Someone finished up and one of them led me over to the station and explained the ballot, which included all the usuals plus a liquor-by-the-drink referendum.
Having researched my candidates, I only paused to wipe a ridiculous grin off my face after checking the box for president.
It was one of those “here we go!” moments. A rite of passage, an event that is relatively common, especially in the realm of suburban adults, yet loaded with meaning for a college student and political junkie.
So, here’s why I felt like maybe my vote really meant something. I hit “confirm,” stepped away and someone called out “first-time voter!”
They clapped for me. The entire place burst out in applause. Obviously public recognition shouldn’t be an incentive for doing your civic duty and I didn’t expect it at all, but it felt like it came from pride, pride and relief. It really doesn’t matter if people like to say that a state is already in the bag for one candidate or the other. Voting is a matter of principle.
Outside the church Nolensville resident Cindy Gadd sat in a chair next to an Obama sign, hardly more than inches from the 100-foot boundary marker.

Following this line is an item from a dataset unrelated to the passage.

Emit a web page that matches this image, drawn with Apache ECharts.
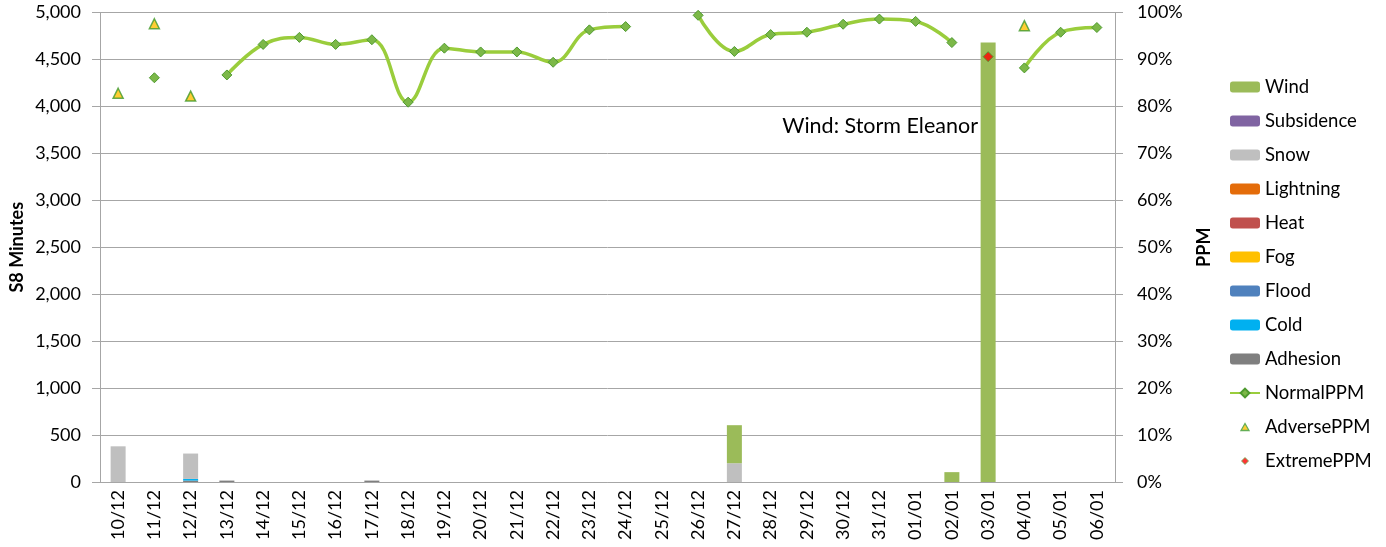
<!DOCTYPE html>
<html>
<head>
<meta charset="utf-8">
<script src="https://cdn.jsdelivr.net/npm/echarts@6/dist/echarts.min.js"></script>
<style>
  html, body { margin: 0; padding: 0; background: #fff; }
  #chart { width: 1386px; height: 547px; }
</style>
</head>
<body>
<div id="chart"></div>
<script>
// categories (day/month)
const days = ['10/12', '11/12', '12/12', '13/12', '14/12', '15/12', '16/12', '17/12', '18/12', '19/12',
  '20/12', '21/12', '22/12', '23/12', '24/12', '25/12', '26/12', '27/12', '28/12', '29/12',
  '30/12', '31/12', '01/01', '02/01', '03/01', '04/01', '05/01', '06/01']

// S8 minutes by cause
const adhesion   = [0, 0, 15, 15, 0, 0, 0, 15, 0, 0, 0, 0, 0, 0, 0, 0, 0, 0, 0, 0, 0, 0, 0, 0, 0, 0, 0, 0]
const cold       = [0, 0, 18, 0, 0, 0, 0, 0, 0, 0, 0, 0, 0, 0, 0, 0, 0, 0, 0, 0, 0, 0, 0, 0, 0, 0, 0, 0]
const flood      = [0, 0, 0, 0, 0, 0, 0, 0, 0, 0, 0, 0, 0, 0, 0, 0, 0, 0, 0, 0, 0, 0, 0, 0, 0, 0, 0, 0]
const fog        = [0, 0, 0, 0, 0, 0, 0, 0, 0, 0, 0, 0, 0, 0, 0, 0, 0, 0, 0, 0, 0, 0, 0, 0, 0, 0, 0, 0]
const heat       = [0, 0, 0, 0, 0, 0, 0, 0, 0, 0, 0, 0, 0, 0, 0, 0, 0, 0, 0, 0, 0, 0, 0, 0, 0, 0, 0, 0]
const lightning  = [0, 0, 0, 0, 0, 0, 0, 0, 0, 0, 0, 0, 0, 0, 0, 0, 0, 0, 0, 0, 0, 0, 0, 0, 0, 0, 0, 0]
const snow       = [380, 0, 270, 0, 0, 0, 0, 0, 0, 0, 0, 0, 0, 0, 0, 0, 0, 200, 0, 0, 0, 0, 0, 0, 0, 0, 0, 0]
const subsidence = [0, 0, 0, 0, 0, 0, 0, 0, 0, 0, 0, 0, 0, 0, 0, 0, 0, 0, 0, 0, 0, 0, 0, 0, 0, 0, 0, 0]
const wind       = [0, 0, 0, 0, 0, 0, 0, 0, 0, 0, 0, 0, 0, 0, 0, 0, 0, 405, 0, 0, 0, 0, 0, 105, 4680, 0, 0, 0]

// PPM (%)
const normalPPM = [null, 86.1, null, 86.7, 93.2, 94.7, 93.2, 94.2, 80.9, 92.4, 91.6, 91.6, 89.4, 96.3,
  97.0, null, 99.4, 91.7, 95.3, 95.8, 97.5, 98.6, 98.1, 93.6, null, 88.2, 95.8, 96.8]
const adversePPM = [82.8, 97.6, 82.2, null, null, null, null, null, null, null, null, null, null, null,
  null, null, null, null, null, null, null, null, null, null, null, 97.2, null, null]
const extremePPM = [null, null, null, null, null, null, null, null, null, null, null, null, null, null,
  null, null, null, null, null, null, null, null, null, null, 90.6, null, null, null]

const leftTicks = { min: 0, max: 5000, interval: 500 }
const rightTicks = { min: 0, max: 100, interval: 10 }

const font = 'Lato, "Open Sans", sans-serif'
const gridGrey = '#a6a6a6'

// small marker centred in a 30x11 legend box
function svgIcon(shape) {
  const svg = '<svg xmlns="http://www.w3.org/2000/svg" width="30" height="11" viewBox="0 0 30 11">' + shape + '</svg>'
  return 'image://data:image/svg+xml;charset=utf-8,' + encodeURIComponent(svg)
}
const adverseIcon = svgIcon('<polygon points="15,2 19,9 11,9" fill="#ffc000" stroke="#3e9a2c" stroke-width="1.3"/>')
const extremeIcon = svgIcon('<polygon points="15,2 18.5,5.5 15,9 11.5,5.5" fill="#ff0000" stroke="#3e9a2c" stroke-width="0.8"/>')

function barSeries(name, data, color) {
  return {
    name: name,
    type: 'bar',
    stack: 's8',
    data: data,
    barWidth: 15,
    itemStyle: { color: color },
    yAxisIndex: 0,
  }
}

const option = {
  animation: false,
  textStyle: { fontFamily: font, color: '#000' },
  grid: { left: 99, right: 271, top: 12.5, bottom: 65 },
  legend: {
    orient: 'vertical',
    left: 1224,
    top: 72,
    itemWidth: 30,
    itemHeight: 11,
    itemGap: 14,
    textStyle: { fontSize: 18.5, fontFamily: font, color: '#000', lineHeight: 20 },
    data: ['Wind', 'Subsidence', 'Snow', 'Lightning', 'Heat', 'Fog', 'Flood', 'Cold', 'Adhesion',
      'NormalPPM',
      { name: 'AdversePPM', icon: adverseIcon },
      { name: 'ExtremePPM', icon: extremeIcon }],
  },
  xAxis: {
    type: 'category',
    data: days,
    axisLine: { lineStyle: { color: gridGrey } },
    axisTick: { length: 6, lineStyle: { color: gridGrey } },
    axisLabel: { rotate: 90, fontSize: 18, color: '#000', margin: 8 },
  },
  yAxis: [
    {
      type: 'value',
      min: leftTicks.min,
      max: leftTicks.max,
      interval: leftTicks.interval,
      name: 'S8 Minutes',
      nameLocation: 'middle',
      nameGap: 74,
      nameMoveOverlap: false,
      nameTextStyle: { fontSize: 18, fontWeight: 'bold', color: '#000' },
      axisLine: { show: true, lineStyle: { color: gridGrey } },
      axisTick: { show: true, length: 8, lineStyle: { color: gridGrey } },
      axisLabel: {
        fontSize: 18,
        color: '#000',
        margin: 19,
        formatter: (v) => v.toLocaleString('en-GB'),
      },
      splitLine: { lineStyle: { color: gridGrey } },
    },
    {
      type: 'value',
      min: rightTicks.min,
      max: rightTicks.max,
      interval: rightTicks.interval,
      name: 'PPM',
      nameLocation: 'middle',
      nameGap: 80,
      nameRotate: 90,
      nameTextStyle: { fontSize: 18, fontWeight: 'bold', color: '#000' },
      axisLine: { show: true, lineStyle: { color: gridGrey } },
      axisTick: { show: true, length: 8, lineStyle: { color: gridGrey } },
      axisLabel: { fontSize: 18, color: '#000', margin: 22, formatter: '{value}%' },
      splitLine: { show: false },
    },
  ],
  graphic: [
    {
      type: 'text',
      right: 1386 - 978,
      top: 115,
      style: { text: 'Wind: Storm Eleanor', font: '21.5px ' + font, fill: '#000' },
    },
  ],
  series: [
    barSeries('Adhesion', adhesion, '#7f7f7f'),
    barSeries('Cold', cold, '#00b0f0'),
    barSeries('Flood', flood, '#4f81bd'),
    barSeries('Fog', fog, '#ffc000'),
    barSeries('Heat', heat, '#c0504d'),
    barSeries('Lightning', lightning, '#e46c0a'),
    barSeries('Snow', snow, '#bfbfbf'),
    barSeries('Subsidence', subsidence, '#8064a2'),
    barSeries('Wind', wind, '#9bbb59'),
    {
      name: 'NormalPPM',
      type: 'line',
      yAxisIndex: 1,
      data: normalPPM,
      smooth: 0.4,
      connectNulls: false,
      symbol: 'diamond',
      symbolSize: 10,
      showAllSymbol: true,
      lineStyle: { color: '#9acd3c', width: 3.5 },
      itemStyle: { color: '#7cb848', borderColor: '#4e9a2f', borderWidth: 1 },
      z: 5,
    },
    {
      name: 'AdversePPM',
      type: 'scatter',
      yAxisIndex: 1,
      data: adversePPM,
      symbol: 'triangle',
      symbolSize: 10,
      itemStyle: { color: '#ffc000', borderColor: '#3e9a2c', borderWidth: 1.5 },
      z: 6,
    },
    {
      name: 'ExtremePPM',
      type: 'scatter',
      yAxisIndex: 1,
      data: extremePPM,
      symbol: 'diamond',
      symbolSize: 10,
      itemStyle: { color: '#ff0000', borderColor: '#3e9a2c', borderWidth: 1 },
      z: 6,
    },
  ],
}

const myChart = echarts.init(document.getElementById('chart'))
myChart.setOption(option)
</script>
</body>
</html>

“How did you get out here?” she asked with surprise when I said I was from the Belmont Vision. We made a deal; I could take her picture if I’d also take one with her Blackberry so she could send it to her son in California. She thanked me for voting about three times.
I marched around for a few minutes with my camera and headed back over to where my folks were.
“Can you take my picture?” I asked my dad. For the past few weeks I’d had something in mind like the kind of picture people take in the driveway leaning on the hood of their first car.
So, how I should I look? Happy? Proud? Serious? Sophisticated? Awed? I opted for satisfied.
In the end that’s all I could ask. This country just witnessed the most important election in decades, maybe even ever depending on whose view you take, and by the universe’s ever-complicated Mouse Trap game board-style of operation, I was legal to vote.
Perhaps Senators McCain and Obama were the ones running, but for all of us heading to the polls for the first time or putting in the effort to secure an absentee ballot, this was our election.